More in the Series – Frances
“More in the Series” scores the other books in a series where one (or more) of the books have made it into the 1001 Books list. Mostly because I’m a bit of a completionist.
POINTS: 5 out of 10.
Bechdel: 1 points
Variety of characters: 0 points
Good story: 2 points.
Discretionary ideological points: 2 point.
This is the only Frances book we actually own, but it has been read to death, and I love it on so many levels. This one is a story about friendship and about gender and is handled with Hoban’s characteristic deft and humour.

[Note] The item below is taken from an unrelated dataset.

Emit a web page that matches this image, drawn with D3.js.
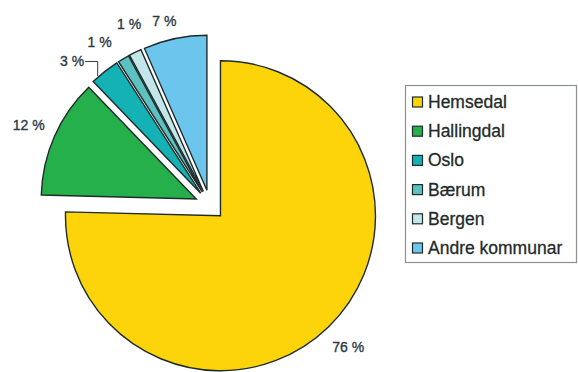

It passes the Bechdel swimmingly since a big chunk of it is about the conversation and budding sister-friendship between Gloria and Frances. There’s a very clear message in the story about not being stupid about boys only games. When Frances made her “No Boys” retaliation sign for her and Gloria’s picnic, my kid got quite indignant. “I know he was bad cos he didn’t let her play with them, but no boys is still bad, Mommy!” We had quite a long conversation about consequences of being mean, and how if you exclude people it’s a bit cheeky to get upset if they exclude you back, but how he was right cos it’s not really a good response, albeit understandable. Honestly, I am not sure how much of it he got, but I think these are important conversations, and the book gets massive points for opening them up for us.
I also love the fact that after everyone makes peace, Albert assumes that he’s now Frances’ boyfriend’, and Frances’ response is that she’s not sure she’s going to let him be. There is something subtle here happening to do with assumptions about male-female friendship, and the fact that there’s no reason people can’t be platonic friends. It’s a touch heteronormative, but hey, we can’t have everything, and since much of this book is challenging standard assumptions about gender,. it’s not that surprising.
And on top of all this, despite the fact that there is some quite intense stuff going on in this tale it’s still totally entertaining. Frances and the people in her world have remarkably well thought out personalities for characters in a children’s book. It’s utterly delightful.
By far my favourite Frances book (though I think there’s one more to go with which I am unfamiliar), and highly recommended.